I was informed by our order flow department that they will be running a report for all orders that did not get product allocated and they will do a mass cancellation of those orders.

Thanks!

So if you don't have tracking yet you are out of luck. I don't think any of the 16gb units actually shipped because when I got mine through the stock had only dropped 5 units from prior to the price drop.


----------



## dangerous (Jun 14, 2011)

adamfuhrman said:


> I purchased 4 32 gig TP's from insight.com at about 11am EST.
> 
> I got home today from work to find that they have shipped and I was given a fedex tracking number.
> 
> So if you ordered from insight there is still hope!!!


I ordered mine on 8/22 from INsight and have not heard anything as of now.


----------



## blank (Aug 23, 2011)

Damn it. Thanks pjsockett


----------



## Bimmer84 (Aug 22, 2011)

......


----------



## pjsockett (Jun 7, 2011)

My order has officially dropped. If I look at the online order there are no items on it. Status shows completed and order total of $0.00. On to my 4th try I guess.


----------



## Bimmer84 (Aug 22, 2011)

^ Sorry bro, mine were also...


----------



## Bug Splat (Aug 24, 2011)

Damn, I work for Insight and get a great discount. I should have looked there first 
Oh well, 2x 32gb models being delivered by Office depot today


----------



## acex008 (Aug 22, 2011)

bummer


----------



## blank (Aug 23, 2011)

Well, there goes my 2x32GB order...


----------



## blank (Aug 23, 2011)

Aaaaaaaand second order canceled. So much for Insight.


----------



## robsonline (Jul 28, 2011)

Guess they have not gotten to mine yet. It still says processing, but it sounds like I am in the same boat as everyone else. I called HP and was put on some kind of waiting list. They said I would be contacted when they got more in. I don't know if that means that they will hold one, but at least I have another shot at one.

Edit: They just got mine. Now says Completed with nothing in order summary. Bummer. :sad:


----------



## acex008 (Aug 22, 2011)

guess they haven't gotten to clearing mine out yet... I'm still "Processing". At least I was able to grab one at Best Buy this morning!

EDIT: I stand corrected, they just canceled mine as well...


----------



## bassmanb (Aug 23, 2011)

My order disappeared from my account info on their site. It was "processing" - now the order number is gone. I'm guessing Insight will just remove/cancel and never tell you.


----------



## Bimmer84 (Aug 22, 2011)

^ Yea, you won't be receiving any type of email... according to their sales staff I talked to on the phone, the website is having "errors" and its not going to send updated emails unless it ships....


----------



## robsonline (Jul 28, 2011)

bassmanb said:


> My order disappeared from my account info on their site. It was "processing" - now the order number is gone. I'm guessing Insight will just remove/cancel and never tell you.
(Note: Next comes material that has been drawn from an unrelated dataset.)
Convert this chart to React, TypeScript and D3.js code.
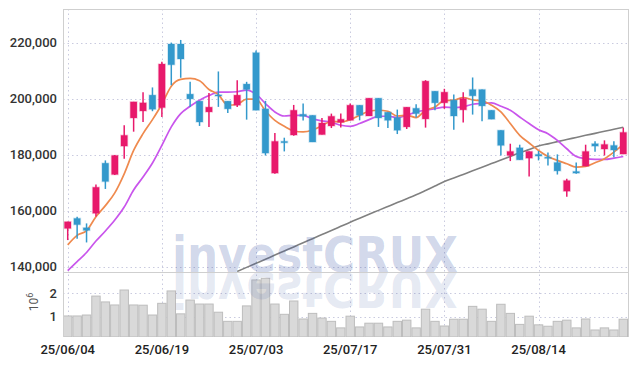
import React from "react";
import * as d3 from "d3";

const dates = ["25/06/04","25/06/05","25/06/09","25/06/10","25/06/11","25/06/12","25/06/13","25/06/16","25/06/17","25/06/18","25/06/19","25/06/20","25/06/23","25/06/24","25/06/25","25/06/26","25/06/27","25/06/30","25/07/01","25/07/02","25/07/03","25/07/04","25/07/07","25/07/08","25/07/09","25/07/10","25/07/11","25/07/14","25/07/15","25/07/16","25/07/17","25/07/18","25/07/21","25/07/22","25/07/23","25/07/24","25/07/25","25/07/28","25/07/29","25/07/30","25/07/31","25/08/01","25/08/04","25/08/05","25/08/06","25/08/07","25/08/08","25/08/11","25/08/12","25/08/13","25/08/14","25/08/18","25/08/19","25/08/20","25/08/21","25/08/22","25/08/25","25/08/26","25/08/27","25/08/28"];

const opens = [153650,157250,153900,159050,176950,172900,183050,193100,195600,201250,196800,219500,219500,201600,199100,195250,201350,199100,197650,205200,216400,196350,173400,184750,187000,194400,194050,187150,190250,191550,192250,197650,193800,200150,195150,193250,189900,196550,192750,202650,198500,199450,196000,203250,203250,195850,188700,179700,182450,178750,180100,179100,177200,166950,174000,175900,183900,182000,183300,180200];
const closes = [156050,155000,152950,168350,170400,179700,186900,198850,198500,196200,212350,212100,214150,199900,191650,196950,201200,196350,201250,203250,195850,180550,184750,184250,195850,193700,184500,191300,193700,192650,197650,194050,200150,193100,192250,188700,196950,194650,206250,198500,202300,193800,200050,201000,197400,192650,183300,181150,178150,181150,179500,178750,174200,170750,173400,181150,183050,183650,181650,187950];
const highs = [156050,157850,155450,169300,177950,179900,190500,198850,202300,204000,213200,220000,220950,206000,199100,202050,209700,199100,206600,206000,217150,199200,187750,186050,197750,198250,194050,193100,194650,194650,198250,197650,200150,200150,195150,196100,196950,198000,206600,202650,203500,201450,202300,207550,203250,195850,188700,183900,183550,181150,181300,180800,180100,171350,177200,183550,184750,185100,184750,189650];
const lows = [149500,149950,148650,157950,167750,172700,178500,188200,191650,195500,193450,204800,207450,197050,190250,189900,197050,194900,197050,192500,195850,179700,173150,181150,186750,192150,184500,187150,189500,189650,192250,192250,193800,189900,189500,187350,189150,193250,189650,195850,196350,188900,191450,194300,191900,192650,179700,177700,178150,172200,177950,176150,172900,165000,173150,175900,181050,179700,179100,180200];

const volumes = [1030000,1030000,1070000,1880000,1630000,1500000,2140000,1500000,1490000,1070000,1570000,2100000,1120000,1710000,1540000,1540000,1190000,800000,800000,1460000,2570000,2640000,1540000,1100000,1670000,900000,1140000,940000,800000,520000,1020000,560000,720000,720000,560000,800000,850000,520000,1320000,800000,600000,890000,890000,1440000,1320000,800000,1530000,1140000,670000,1020000,650000,590000,800000,850000,520000,900000,430000,520000,430000,890000];

const maShort = [147800,151200,152850,157850,161800,166350,173150,181500,187500,192500,198000,204450,206850,207200,206350,203250,201450,197650,198000,199800,199800,195600,192250,190100,188450,188100,188800,190350,191900,191650,192500,194050,195500,195850,195500,193800,194050,193250,195850,197050,199300,199450,200400,199550,199200,197650,195250,191100,186900,184150,181500,179350,177950,176750,175550,175800,177100,178550,180900,183650];
const maLong = [138600,141800,145050,149150,152750,156650,161300,167400,172000,177000,183300,189900,194650,197300,199450,201100,202300,202300,202450,203050,201600,198250,195250,193800,194050,194050,192750,192050,191550,190500,190100,191100,192500,193700,193700,193250,194050,195250,195850,196450,196950,196800,197050,198000,198250,198500,197300,195850,193450,191100,188900,187500,185100,182100,179350,178550,178300,178300,178750,179350];
const maTrend: (number | null)[] = [null,null,null,null,null,null,null,null,null,null,null,null,null,null,null,null,null,null,138300,139750,141200,142650,144150,145600,147050,148550,150000,151450,152900,154400,155900,157300,158700,160100,161500,162900,164250,165650,167200,168800,170400,171650,172950,174250,175500,176800,178100,179350,180650,181850,183100,183850,184650,185400,186150,186900,187600,188350,189050,189750];

const priceTicks = [140000, 160000, 180000, 200000, 220000];
const volTicks = [1000000, 2000000];
const dateTickIdx = [0, 10, 20, 30, 40, 50];

const UP = "#e8196b";
const DOWN = "#3399cc";

export default function App() {
  const W = 636, H = 366;
  const L = 63, R = 628, T = 9, PB = 272, VB = 337;
  const n = dates.length;
  const x = d3.scaleBand<number>().domain(d3.range(n)).range([L, R]).padding(0);
  const step = x.step();
  const cx = (i: number) => (x(i) as number) + step / 2;
  const y = d3.scaleLinear().domain([138100, 232000]).range([PB, T]);
  const yv = d3.scaleLinear().domain([130000, 2910000]).range([VB, PB]);
  const fmt = d3.format(",");

  const lineGen = d3.line<number | null>()
    .defined((d) => d != null)
    .x((_, i) => cx(i))
    .y((d) => y(d as number))
    .curve(d3.curveMonotoneX);

  const bodyW = 6.6;
  const font = "Roboto, 'DejaVu Sans', sans-serif";

  return (
    <svg width={W} height={H} style={{ position: "absolute", left: 0, top: 0, background: "#fff" }}>
      <defs>
        <clipPath id="pclip"><rect x={L} y={T} width={R - L} height={PB - T} /></clipPath>
        <clipPath id="vclip"><rect x={L} y={PB} width={R - L} height={VB - PB} /></clipPath>
      </defs>
      <rect x={0} y={0} width={W} height={H} fill="#fff" />
      {/* grid */}
      <g stroke="#c9cadf" strokeWidth={1} strokeDasharray="1.5,3">
        {priceTicks.map((t) => (
          <line key={"pg" + t} x1={L} x2={R} y1={Math.round(y(t)) + 0.5} y2={Math.round(y(t)) + 0.5} />
        ))}
        {volTicks.map((t) => (
          <line key={"vg" + t} x1={L} x2={R} y1={Math.round(yv(t)) + 0.5} y2={Math.round(yv(t)) + 0.5} />
        ))}
        {dateTickIdx.map((i) => (
          <line key={"xg" + i} x1={Math.round(cx(i)) + 0.5} x2={Math.round(cx(i)) + 0.5} y1={T} y2={VB} />
        ))}
      </g>
      {/* volume bars */}
      <g clipPath="url(#vclip)">
        {volumes.map((v, i) => (
          <rect key={"v" + i} x={(x(i) as number) + 0.5} y={yv(v)} width={step - 1} height={VB - yv(v)}
            fill="#d9d9d9" stroke="#bdbdbd" strokeWidth={1} />
        ))}
      </g>
      {/* lines */}
      <g clipPath="url(#pclip)" fill="none">
        <path d={lineGen(maTrend) || ""} stroke="#808080" strokeWidth={1.6} />
        <path d={lineGen(maLong) || ""} stroke="#c955ec" strokeWidth={1.7} />
        <path d={lineGen(maShort) || ""} stroke="#ef8a4e" strokeWidth={1.7} />
      </g>
      {/* candles */}
      <g clipPath="url(#pclip)">
        {opens.map((o, i) => {
          const c = closes[i];
          const col = c >= o ? UP : DOWN;
          const top = y(Math.max(o, c));
          const bot = y(Math.min(o, c));
          const h = Math.max(bot - top, 1.2);
          return (
            <g key={"c" + i}>
              <line x1={cx(i)} x2={cx(i)} y1={y(highs[i])} y2={y(lows[i])} stroke={col} strokeWidth={1.5} />
              <rect x={cx(i) - bodyW / 2} y={top} width={bodyW} height={h} fill={col}
                stroke={col} strokeOpacity={0.25} strokeWidth={1.5} />
            </g>
          );
        })}
      </g>
      {/* watermark */}
      <g style={{ pointerEvents: "none" }}>
        <text id="wm" x={172} y={PB} textLength={286} lengthAdjust="spacingAndGlyphs"
          fontFamily="'DejaVu Sans', sans-serif" fontWeight={700} fontSize={50} fill="#3a55a8" fillOpacity={0.24}>investCRUX</text>
        <g clipPath="url(#vclip)">
          <g transform={`translate(0,${2 * PB}) scale(1,-1)`} opacity={0.55}>
            <use href="#wm" fill="#8080a0" />
          </g>
        </g>
      </g>
      {/* frame */}
      <g stroke="#cfcfcf" strokeWidth={1} fill="none">
        <line x1={L + 0.5} x2={L + 0.5} y1={T} y2={VB} />
        <line x1={R + 0.5} x2={R + 0.5} y1={T} y2={VB} />
        <line x1={L} x2={R} y1={T + 0.5} y2={T + 0.5} />
        <line x1={L} x2={R} y1={PB + 0.5} y2={PB + 0.5} />
      </g>
      {/* y axis labels */}
      <g fontFamily={font} fontSize={13} fontWeight={500} fill="#333" textAnchor="end">
        {priceTicks.map((t) => (
          <text key={"pl" + t} x={57} y={y(t)} dy="0.36em">{fmt(t)}</text>
        ))}
        {volTicks.map((t) => (
          <text key={"vl" + t} x={57} y={yv(t)} dy="0.36em">{t / 1000000}</text>
        ))}
      </g>
      <text transform={`translate(38,302) rotate(-90)`} fontFamily={font} fontSize={12} fill="#555" textAnchor="middle">
        10<tspan dy={-5} fontSize={9}>6</tspan>
      </text>
      {/* x axis labels */}
      <g fontFamily={font} fontSize={13} fontWeight={500} fill="#222" textAnchor="middle">
        {dateTickIdx.map((i) => (
          <text key={"xl" + i} x={cx(i)} y={354}>{dates[i]}</text>
        ))}
      </g>
    </svg>
  );
}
That is different than what they did to mine. I still have an order number, and I can still pull it up. Order status is set to completed. I just don't have any tracking info, and in the order summary, the amount is $0.00.


----------



## acex008 (Aug 22, 2011)

so am i wasting my time refreshing the HP.com page that provides the "Notify Me When Available" button? Does anyone think that button will actually ever show anything else?


----------



## blank (Aug 23, 2011)

Then you've been canceled.


----------



## bassmanb (Aug 23, 2011)

I just checked again at insight. Its like I never ordered anything. I'm really bugged.


----------



## blank (Aug 23, 2011)

That's how they roll.


----------



## Bimmer84 (Aug 22, 2011)

robsonline said:


> That is different than what they did to mine. I still have an order number, and I can still pull it up. Order status is set to completed. I just don't have any tracking info, and in the order summary, the amount is $0.00.


Your order has been cancelled... it will disappear completely within an hour or two...


----------



## Skipster (Aug 22, 2011)

Happened to me too. Bummed


----------



## dangerous (Jun 14, 2011)

i ordered mine from insight on 8/22 at 7pm AZ time. Poof, cancelled. Guess Insight saved them all for their employees


----------



## blank (Aug 23, 2011)

They simply oversold their inventory. A few people got theirs shipped out.


----------



## blank (Aug 23, 2011)

Man I already ordered a case. I hope that I'm not just left with a case at the end of this sale. :erm (1):


----------